Но всего для меня несноснее, что я совершенно невинно заставляю других страдать. Вот уж почти с неделю, как Таня больна и не выходит из комнаты, потому что я не мог сказать ей, не покривив душою, что люблю ее, а Гуров целые дни ходит как сумасшедший и все спрашивает у меня советов, как ему поступить, потому что все знает про мои отношения к Тане. Надо вам сказать, что Гуров, несмотря на свою любовь к человечеству, довольно грязненькое животное; другой на его месте, зная нерасположение Тани, или отказался бы от руки ее, или, наконец, заставил бы ее любить себя, но он не хочет ни того, ни другого, не хочет отказаться от Тани, потому что хоть и ругает на каждом шагу презренное злато, однако ж, как видно, большой до него охотник; притом же ему двадцать четыре года, а в эту пору, сами знаете, и кровь разыгрывается, и воображение рисует такие соблазнительные картины… Гурову, как истинному идеалисту, непременно нужна самочка, непременно нужно существо, которое утоляло бы в нем излишний жар, — вот он и решился приобресть эту необходимую игрушку, но приобресть без всякой с своей стороны заслуги, без всякого усилия; одним словом, он в этой спекуляции надеялся не столько на свои собственные силы, сколько на бессилие и даже вовсе несуществование других соискателей. Но когда он увидел, что место занято другим и что этот другой довольно крепко укоренился в сердце Тани, это неожиданное происшествие так сконфузило его, что он сам не знает, что делать, и ко мне же обращается за советами, и меня же просит помочь ему. Я уверен, чго если это продолжится, он непременно сфискалит на нас Игнатью Кузьмичу.
Первый разговор наш, из которого я узнал, что Таня открыла ему настоящую причину своей болезни, был до того исполнен всякого рода низостей со стороны Гурова, что я не могу не передать его вам, чтоб вы имели хоть поверхностное понятие об этом человеке.
Как-то, на днях, я хотел уже ложиться спать, как вдруг кто-то постучался у дверей моей комнаты, и вслед за тем я услышал голос Гурова: «Это я, Андрей Павлыч, позвольте сказать вам несколько слов».
— С удовольствием, — отвечал я, — но под условием, чтоб эти несколько слов были действительно не более, как не сколько слов.
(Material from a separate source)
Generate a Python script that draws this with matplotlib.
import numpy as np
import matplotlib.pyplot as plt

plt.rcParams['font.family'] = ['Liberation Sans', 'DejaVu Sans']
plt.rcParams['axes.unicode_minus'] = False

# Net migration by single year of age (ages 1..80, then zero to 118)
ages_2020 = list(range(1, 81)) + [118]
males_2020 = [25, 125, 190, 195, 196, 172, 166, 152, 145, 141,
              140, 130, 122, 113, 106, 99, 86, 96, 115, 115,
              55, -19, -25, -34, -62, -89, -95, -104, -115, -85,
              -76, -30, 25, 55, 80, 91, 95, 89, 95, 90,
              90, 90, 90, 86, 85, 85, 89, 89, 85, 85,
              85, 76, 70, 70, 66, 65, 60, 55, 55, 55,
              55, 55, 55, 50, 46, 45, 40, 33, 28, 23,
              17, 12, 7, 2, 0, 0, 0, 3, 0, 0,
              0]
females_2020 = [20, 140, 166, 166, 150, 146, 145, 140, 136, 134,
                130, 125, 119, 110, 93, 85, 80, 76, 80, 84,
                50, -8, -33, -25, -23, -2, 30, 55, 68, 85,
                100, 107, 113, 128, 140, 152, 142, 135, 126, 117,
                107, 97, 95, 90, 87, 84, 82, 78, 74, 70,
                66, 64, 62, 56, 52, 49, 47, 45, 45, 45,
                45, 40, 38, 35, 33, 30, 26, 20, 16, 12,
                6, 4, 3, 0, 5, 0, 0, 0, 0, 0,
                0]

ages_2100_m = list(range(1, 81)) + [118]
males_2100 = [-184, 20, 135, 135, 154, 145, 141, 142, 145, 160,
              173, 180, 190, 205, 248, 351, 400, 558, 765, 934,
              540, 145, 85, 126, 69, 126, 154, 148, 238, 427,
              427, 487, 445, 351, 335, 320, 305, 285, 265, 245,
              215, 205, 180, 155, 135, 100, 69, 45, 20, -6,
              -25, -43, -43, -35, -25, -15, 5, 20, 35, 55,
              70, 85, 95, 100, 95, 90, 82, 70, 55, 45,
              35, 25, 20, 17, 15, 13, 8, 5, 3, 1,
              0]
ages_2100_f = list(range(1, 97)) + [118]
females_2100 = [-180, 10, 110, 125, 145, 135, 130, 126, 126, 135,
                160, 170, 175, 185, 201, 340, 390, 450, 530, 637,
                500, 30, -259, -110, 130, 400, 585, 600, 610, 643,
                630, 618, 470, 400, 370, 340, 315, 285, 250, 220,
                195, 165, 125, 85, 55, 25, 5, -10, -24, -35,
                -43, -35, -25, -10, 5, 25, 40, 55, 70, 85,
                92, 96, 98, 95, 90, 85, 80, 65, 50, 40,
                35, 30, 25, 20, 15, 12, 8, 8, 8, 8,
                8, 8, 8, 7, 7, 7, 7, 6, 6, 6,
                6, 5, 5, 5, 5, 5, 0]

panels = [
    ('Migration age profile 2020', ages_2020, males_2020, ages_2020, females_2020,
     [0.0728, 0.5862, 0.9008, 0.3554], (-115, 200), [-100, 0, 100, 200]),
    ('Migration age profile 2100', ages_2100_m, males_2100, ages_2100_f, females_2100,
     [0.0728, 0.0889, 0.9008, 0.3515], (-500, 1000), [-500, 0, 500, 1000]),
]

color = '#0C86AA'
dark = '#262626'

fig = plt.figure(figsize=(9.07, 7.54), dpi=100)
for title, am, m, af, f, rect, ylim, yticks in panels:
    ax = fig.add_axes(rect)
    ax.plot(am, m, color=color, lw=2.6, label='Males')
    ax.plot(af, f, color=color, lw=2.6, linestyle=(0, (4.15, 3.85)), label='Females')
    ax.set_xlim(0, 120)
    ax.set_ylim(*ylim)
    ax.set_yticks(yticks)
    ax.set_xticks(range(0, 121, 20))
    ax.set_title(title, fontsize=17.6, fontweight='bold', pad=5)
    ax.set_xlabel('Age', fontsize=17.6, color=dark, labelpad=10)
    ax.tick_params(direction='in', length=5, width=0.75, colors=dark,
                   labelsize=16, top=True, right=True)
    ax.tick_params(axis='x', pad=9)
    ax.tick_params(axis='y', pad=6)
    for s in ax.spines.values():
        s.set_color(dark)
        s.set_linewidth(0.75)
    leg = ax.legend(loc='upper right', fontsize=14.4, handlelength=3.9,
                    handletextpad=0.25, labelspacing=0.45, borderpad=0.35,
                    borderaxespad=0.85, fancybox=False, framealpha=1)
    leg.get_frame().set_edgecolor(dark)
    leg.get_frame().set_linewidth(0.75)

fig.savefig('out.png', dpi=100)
Я сел на кровать и ждал; но Гуров ходил большими шагами по комнате с нахмуренными бровями и ничего не говорил.
— Я вас слушаю, Николай Григорьич, — сказал я.
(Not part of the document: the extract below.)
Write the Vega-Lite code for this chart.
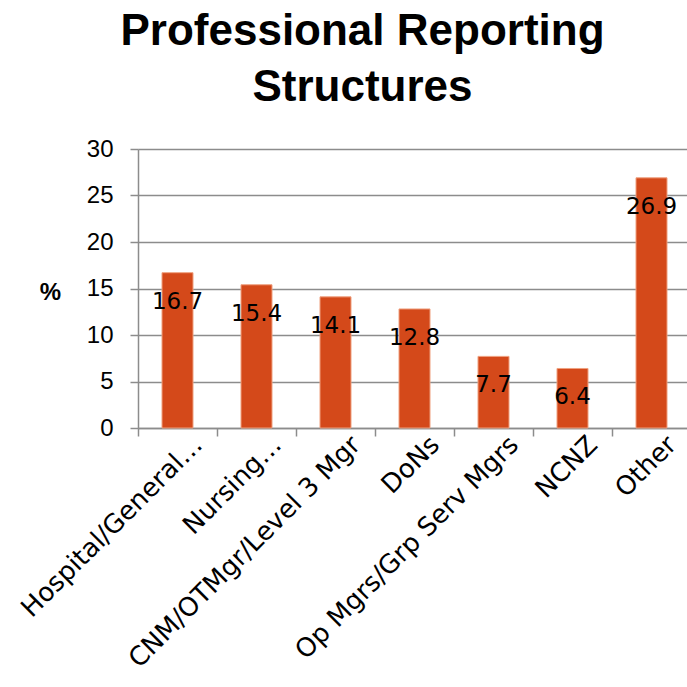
{
  "$schema": "https://vega.github.io/schema/vega-lite/v6.json",
  "width": 553,
  "height": 279,
  "autosize": {"type": "none"},
  "padding": {"left": 138, "top": 149, "right": 0, "bottom": 259},
  "background": "white",
  "title": {
    "text": ["Professional Reporting", "Structures"],
    "font": "Liberation Sans",
    "fontSize": 44,
    "fontWeight": "bold",
    "color": "#000000",
    "anchor": "middle",
    "dx": -52,
    "offset": -8,
    "baseline": "alphabetic",
    "lineHeight": 56
  },
  "data": {
    "values": [
      {"cat": "Hospital/General…", "pct": 16.7},
      {"cat": "Nursing…", "pct": 15.4},
      {"cat": "CNM/OTMgr/Level 3 Mgr", "pct": 14.1},
      {"cat": "DoNs", "pct": 12.8},
      {"cat": "Op Mgrs/Grp Serv Mgrs", "pct": 7.7},
      {"cat": "NCNZ", "pct": 6.4},
      {"cat": "Other", "pct": 26.9}
    ]
  },
  "encoding": {
    "x": {
      "field": "cat",
      "type": "nominal",
      "sort": null,
      "scale": {"paddingInner": 0, "paddingOuter": 0},
      "axis": {
        "title": null,
        "labelAngle": -45,
        "labelFont": "DejaVu Sans",
        "labelFontSize": 26,
        "labelColor": "#000000",
        "labelPadding": -5,
        "labelOffset": 11,
        "labelLimit": 400,
        "tickBand": "extent",
        "tickSize": 8,
        "tickColor": "#8c8c8c",
        "tickWidth": 1.5,
        "domainColor": "#8c8c8c",
        "domainWidth": 1.5,
        "grid": false
      }
    },
    "y": {
      "field": "pct",
      "type": "quantitative",
      "scale": {"domain": [0, 30]},
      "axis": {
        "values": [0, 5, 10, 15, 20, 25, 30],
        "title": "%",
        "titleAngle": 0,
        "titleX": -88,
        "titleY": 143,
        "titleAlign": "center",
        "titleBaseline": "middle",
        "titleFont": "Liberation Sans",
        "titleFontSize": 24,
        "titleFontWeight": "bold",
        "titleColor": "#000000",
        "labelFont": "Liberation Sans",
        "labelFontSize": 24,
        "labelColor": "#000000",
        "labelPadding": 17,
        "tickSize": 8,
        "tickColor": "#8c8c8c",
        "tickWidth": 1.5,
        "domainColor": "#8c8c8c",
        "domainWidth": 1.5,
        "grid": true,
        "gridColor": "#8c8c8c",
        "gridWidth": 1.5
      }
    }
  },
  "layer": [
    {
      "mark": {"type": "bar", "size": 31, "color": "#D4491A", "stroke": "#EFA07F", "strokeWidth": 1}
    },
    {
      "mark": {"type": "text", "font": "DejaVu Sans", "fontSize": 23, "color": "#000000", "baseline": "middle", "dy": 29},
      "encoding": {"text": {"field": "pct", "type": "quantitative", "format": ".1f"}}
    }
  ],
  "config": {"view": {"stroke": null}}
}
Он остановился передо мною и долго смотрел молча мне в глаза; наконец взял меня за руку и крепко пожал ее.
— Я все знаю, — сказал он с чувством.
— А! вы все знаете? ну, я не знаю… позвольте же мне полюбопытствовать, что такое вы узнали?
— Таня мне все рассказала…
— А! Таня? так вы только теперь узнали? ну, так что ж?
— Она вас любит, Андрей Павлыч; она мне сказала, что и вы влюблены в нее.
— Она сказала вам это? Верно, не так она выразилась, Николай Григорьич?
— О нет; в этом нет никакого сомнения… Я несчастнейший человек в мире!